To be done: Look at the data below and print exactly the lines from its first line through the line with "ax.spines[s].set_linewidth(1.5)"; the pictures stay out of the copy.
----- Dataset extract -----
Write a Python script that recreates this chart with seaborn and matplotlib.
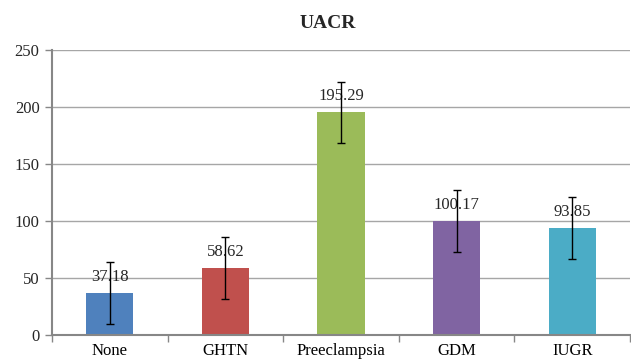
import pandas as pd
import matplotlib.pyplot as plt
import seaborn as sns

groups = ['None', 'GHTN', 'Preeclampsia', 'GDM', 'IUGR']
uacr = [37.18, 58.62, 195.29, 100.17, 93.85]
err = [27.2, 27.3, 26.8, 27.4, 27.2]
colors = ['#4F81BD', '#C0504D', '#9BBB59', '#8064A2', '#4BACC6']

df = pd.DataFrame({'group': groups, 'uacr': uacr})

sns.set_theme(style="white")
plt.rcParams['font.family'] = ['Liberation Serif', 'DejaVu Serif']

fig = plt.figure(figsize=(6.31, 3.64), dpi=100)
ax = fig.add_axes([52 / 631, 1 - 335 / 364, 578 / 631, 285 / 364])

sns.barplot(data=df, x='group', y='uacr', hue='group', palette=colors,
            width=0.41, legend=False, ax=ax, saturation=1, linewidth=0)
ax.errorbar(range(len(groups)), uacr, yerr=err, fmt='none', ecolor='black',
            elinewidth=1, capsize=3, capthick=1, zorder=5)

for i, v in enumerate(uacr):
    ax.text(i, v + 7, f'{v:.2f}', ha='center', va='bottom', fontsize=12, zorder=4)

ax.set_ylim(0, 250)
ax.set_xlim(-0.5, 4.5)
ax.set_yticks(range(0, 251, 50))
ax.yaxis.grid(True, color='#a6a6a6', linewidth=1)
ax.set_axisbelow(True)
ax.set_xlabel('')
ax.set_ylabel('')
fig.text(328 / 631, 1 - 24 / 364, 'UACR', fontsize=14, fontweight='bold',
         ha='center', va='center')

for s in ['top', 'right']:
    ax.spines[s].set_visible(False)
for s in ['left', 'bottom']:
    ax.spines[s].set_color('#878787')
    ax.spines[s].set_linewidth(1.5)

ax.set_xticks([i - 0.5 for i in range(6)], minor=True)
ax.tick_params(axis='x', which='major', length=0, labelsize=12, pad=6, colors='black')
ax.tick_params(axis='x', which='minor', length=5, color='#878787', width=1, direction='out', bottom=True)
ax.tick_params(axis='y', length=5, color='#878787', width=1, direction='out', left=True,
               labelsize=12, pad=4)

fig.savefig('out.png', dpi=100)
-----
The output:
Write a Python script that recreates this chart with seaborn and matplotlib.
import pandas as pd
import matplotlib.pyplot as plt
import seaborn as sns

groups = ['None', 'GHTN', 'Preeclampsia', 'GDM', 'IUGR']
uacr = [37.18, 58.62, 195.29, 100.17, 93.85]
err = [27.2, 27.3, 26.8, 27.4, 27.2]
colors = ['#4F81BD', '#C0504D', '#9BBB59', '#8064A2', '#4BACC6']

df = pd.DataFrame({'group': groups, 'uacr': uacr})

sns.set_theme(style="white")
plt.rcParams['font.family'] = ['Liberation Serif', 'DejaVu Serif']

fig = plt.figure(figsize=(6.31, 3.64), dpi=100)
ax = fig.add_axes([52 / 631, 1 - 335 / 364, 578 / 631, 285 / 364])

sns.barplot(data=df, x='group', y='uacr', hue='group', palette=colors,
            width=0.41, legend=False, ax=ax, saturation=1, linewidth=0)
ax.errorbar(range(len(groups)), uacr, yerr=err, fmt='none', ecolor='black',
            elinewidth=1, capsize=3, capthick=1, zorder=5)

for i, v in enumerate(uacr):
    ax.text(i, v + 7, f'{v:.2f}', ha='center', va='bottom', fontsize=12, zorder=4)

ax.set_ylim(0, 250)
ax.set_xlim(-0.5, 4.5)
ax.set_yticks(range(0, 251, 50))
ax.yaxis.grid(True, color='#a6a6a6', linewidth=1)
ax.set_axisbelow(True)
ax.set_xlabel('')
ax.set_ylabel('')
fig.text(328 / 631, 1 - 24 / 364, 'UACR', fontsize=14, fontweight='bold',
         ha='center', va='center')

for s in ['top', 'right']:
    ax.spines[s].set_visible(False)
for s in ['left', 'bottom']:
    ax.spines[s].set_color('#878787')
    ax.spines[s].set_linewidth(1.5)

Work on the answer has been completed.